▸ **What to do**:
Starting at the line containing "What TikZ code", please quote every line up to and including the line containing "(flood) at (309,262.5)", exactly, and nothing beyond.

▸ **Dataset**:
:::::

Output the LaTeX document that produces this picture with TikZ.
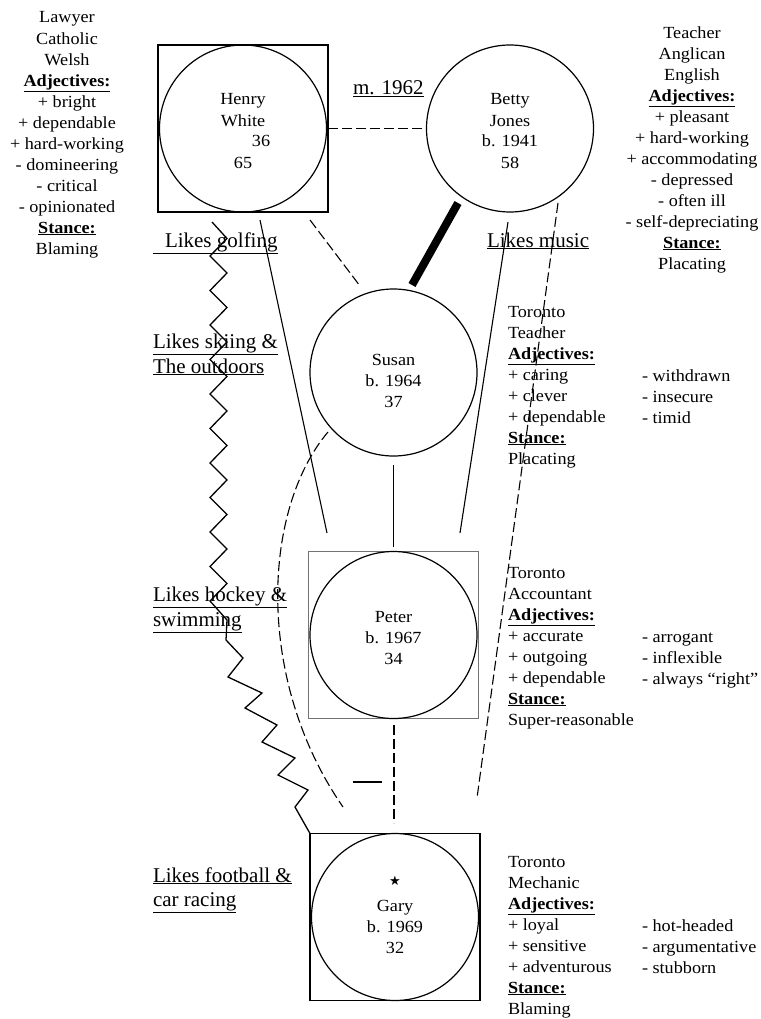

:::::

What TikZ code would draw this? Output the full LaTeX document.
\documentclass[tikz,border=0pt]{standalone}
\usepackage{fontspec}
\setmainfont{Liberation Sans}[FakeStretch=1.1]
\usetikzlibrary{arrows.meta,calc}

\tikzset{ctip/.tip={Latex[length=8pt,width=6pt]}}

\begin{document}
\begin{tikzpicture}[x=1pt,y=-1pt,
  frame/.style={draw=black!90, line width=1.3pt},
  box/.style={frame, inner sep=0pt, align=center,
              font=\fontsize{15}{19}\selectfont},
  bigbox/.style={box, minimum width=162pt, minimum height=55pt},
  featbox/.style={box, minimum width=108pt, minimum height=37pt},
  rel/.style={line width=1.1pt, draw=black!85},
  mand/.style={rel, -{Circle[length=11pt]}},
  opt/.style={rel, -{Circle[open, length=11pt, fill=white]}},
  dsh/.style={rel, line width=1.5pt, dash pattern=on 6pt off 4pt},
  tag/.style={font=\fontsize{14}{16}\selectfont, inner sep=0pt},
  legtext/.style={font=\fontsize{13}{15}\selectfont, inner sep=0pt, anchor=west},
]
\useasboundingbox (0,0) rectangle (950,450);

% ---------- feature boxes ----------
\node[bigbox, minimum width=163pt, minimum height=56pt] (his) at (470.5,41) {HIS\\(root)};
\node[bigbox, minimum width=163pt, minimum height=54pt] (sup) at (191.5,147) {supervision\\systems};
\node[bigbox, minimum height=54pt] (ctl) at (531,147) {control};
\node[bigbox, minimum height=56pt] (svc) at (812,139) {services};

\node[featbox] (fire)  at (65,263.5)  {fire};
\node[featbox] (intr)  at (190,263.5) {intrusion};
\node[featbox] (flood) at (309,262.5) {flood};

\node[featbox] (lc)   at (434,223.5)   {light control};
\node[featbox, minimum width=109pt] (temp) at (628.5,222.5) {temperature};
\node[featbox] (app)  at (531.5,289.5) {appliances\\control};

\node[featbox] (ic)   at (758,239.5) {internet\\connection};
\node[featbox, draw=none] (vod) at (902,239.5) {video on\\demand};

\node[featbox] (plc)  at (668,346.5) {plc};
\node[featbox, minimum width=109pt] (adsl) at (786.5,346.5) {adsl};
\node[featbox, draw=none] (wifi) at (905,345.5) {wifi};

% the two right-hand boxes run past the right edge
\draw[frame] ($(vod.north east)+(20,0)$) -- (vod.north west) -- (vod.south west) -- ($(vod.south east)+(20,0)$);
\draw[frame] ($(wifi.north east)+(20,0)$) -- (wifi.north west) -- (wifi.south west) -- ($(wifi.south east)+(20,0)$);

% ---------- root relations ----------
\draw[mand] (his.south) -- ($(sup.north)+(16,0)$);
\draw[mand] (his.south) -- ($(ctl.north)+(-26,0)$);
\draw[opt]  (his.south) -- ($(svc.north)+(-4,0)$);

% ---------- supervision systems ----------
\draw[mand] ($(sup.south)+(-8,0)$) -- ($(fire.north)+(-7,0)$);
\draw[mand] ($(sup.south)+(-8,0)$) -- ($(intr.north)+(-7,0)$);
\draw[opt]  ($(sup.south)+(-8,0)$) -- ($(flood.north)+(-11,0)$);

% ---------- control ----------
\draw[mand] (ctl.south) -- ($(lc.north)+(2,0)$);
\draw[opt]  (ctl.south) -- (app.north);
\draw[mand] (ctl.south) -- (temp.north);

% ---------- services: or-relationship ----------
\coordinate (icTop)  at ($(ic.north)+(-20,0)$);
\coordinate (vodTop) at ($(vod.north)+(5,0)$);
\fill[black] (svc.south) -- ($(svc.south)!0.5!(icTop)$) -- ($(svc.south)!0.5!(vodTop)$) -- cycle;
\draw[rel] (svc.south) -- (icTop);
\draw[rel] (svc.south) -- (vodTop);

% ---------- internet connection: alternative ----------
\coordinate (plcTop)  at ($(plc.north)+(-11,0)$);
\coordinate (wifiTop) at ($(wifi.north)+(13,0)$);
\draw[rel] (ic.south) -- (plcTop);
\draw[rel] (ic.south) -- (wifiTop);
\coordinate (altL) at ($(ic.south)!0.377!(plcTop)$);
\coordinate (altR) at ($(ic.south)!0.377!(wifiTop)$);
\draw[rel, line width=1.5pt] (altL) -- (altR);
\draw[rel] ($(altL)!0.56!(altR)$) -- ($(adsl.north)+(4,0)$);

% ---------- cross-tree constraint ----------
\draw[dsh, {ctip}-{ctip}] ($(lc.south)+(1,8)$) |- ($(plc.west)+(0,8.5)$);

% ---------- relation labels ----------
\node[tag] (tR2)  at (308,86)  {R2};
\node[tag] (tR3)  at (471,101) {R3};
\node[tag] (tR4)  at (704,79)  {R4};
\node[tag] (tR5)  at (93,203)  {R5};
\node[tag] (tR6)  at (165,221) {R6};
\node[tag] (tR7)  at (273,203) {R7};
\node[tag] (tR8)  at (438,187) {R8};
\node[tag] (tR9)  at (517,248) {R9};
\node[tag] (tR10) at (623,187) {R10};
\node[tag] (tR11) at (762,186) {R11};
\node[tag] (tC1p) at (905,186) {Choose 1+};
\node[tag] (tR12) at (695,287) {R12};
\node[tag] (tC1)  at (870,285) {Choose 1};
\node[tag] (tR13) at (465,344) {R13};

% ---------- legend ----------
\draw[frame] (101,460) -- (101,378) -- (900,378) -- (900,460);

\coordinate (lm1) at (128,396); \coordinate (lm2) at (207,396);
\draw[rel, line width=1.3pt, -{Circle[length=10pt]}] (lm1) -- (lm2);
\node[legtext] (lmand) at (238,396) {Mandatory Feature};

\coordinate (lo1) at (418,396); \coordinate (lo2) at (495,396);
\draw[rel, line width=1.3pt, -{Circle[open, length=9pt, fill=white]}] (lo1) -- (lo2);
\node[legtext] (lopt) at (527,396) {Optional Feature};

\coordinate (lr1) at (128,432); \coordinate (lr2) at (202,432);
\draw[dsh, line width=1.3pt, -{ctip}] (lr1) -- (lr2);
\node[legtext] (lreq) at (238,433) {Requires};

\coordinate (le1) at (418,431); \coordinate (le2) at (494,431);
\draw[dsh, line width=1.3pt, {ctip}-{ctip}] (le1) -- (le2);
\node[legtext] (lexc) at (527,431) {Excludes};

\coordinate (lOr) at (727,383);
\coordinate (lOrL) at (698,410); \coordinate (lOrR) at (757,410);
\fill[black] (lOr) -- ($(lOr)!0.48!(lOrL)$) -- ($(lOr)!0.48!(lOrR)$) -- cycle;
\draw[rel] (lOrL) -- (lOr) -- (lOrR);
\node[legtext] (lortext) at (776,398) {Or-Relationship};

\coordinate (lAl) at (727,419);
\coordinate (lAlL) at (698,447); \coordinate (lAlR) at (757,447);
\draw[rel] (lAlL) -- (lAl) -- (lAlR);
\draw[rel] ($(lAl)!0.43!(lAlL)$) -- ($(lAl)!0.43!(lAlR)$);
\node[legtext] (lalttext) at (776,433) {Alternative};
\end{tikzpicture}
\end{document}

:::::

▸ **Full response**:
What TikZ code would draw this? Output the full LaTeX document.
\documentclass[tikz,border=0pt]{standalone}
\usepackage{fontspec}
\setmainfont{Liberation Sans}[FakeStretch=1.1]
\usetikzlibrary{arrows.meta,calc}

\tikzset{ctip/.tip={Latex[length=8pt,width=6pt]}}

\begin{document}
\begin{tikzpicture}[x=1pt,y=-1pt,
  frame/.style={draw=black!90, line width=1.3pt},
  box/.style={frame, inner sep=0pt, align=center,
              font=\fontsize{15}{19}\selectfont},
  bigbox/.style={box, minimum width=162pt, minimum height=55pt},
  featbox/.style={box, minimum width=108pt, minimum height=37pt},
  rel/.style={line width=1.1pt, draw=black!85},
  mand/.style={rel, -{Circle[length=11pt]}},
  opt/.style={rel, -{Circle[open, length=11pt, fill=white]}},
  dsh/.style={rel, line width=1.5pt, dash pattern=on 6pt off 4pt},
  tag/.style={font=\fontsize{14}{16}\selectfont, inner sep=0pt},
  legtext/.style={font=\fontsize{13}{15}\selectfont, inner sep=0pt, anchor=west},
]
\useasboundingbox (0,0) rectangle (950,450);

% ---------- feature boxes ----------
\node[bigbox, minimum width=163pt, minimum height=56pt] (his) at (470.5,41) {HIS\\(root)};
\node[bigbox, minimum width=163pt, minimum height=54pt] (sup) at (191.5,147) {supervision\\systems};
\node[bigbox, minimum height=54pt] (ctl) at (531,147) {control};
\node[bigbox, minimum height=56pt] (svc) at (812,139) {services};

\node[featbox] (fire)  at (65,263.5)  {fire};
\node[featbox] (intr)  at (190,263.5) {intrusion};
\node[featbox] (flood) at (309,262.5) {flood};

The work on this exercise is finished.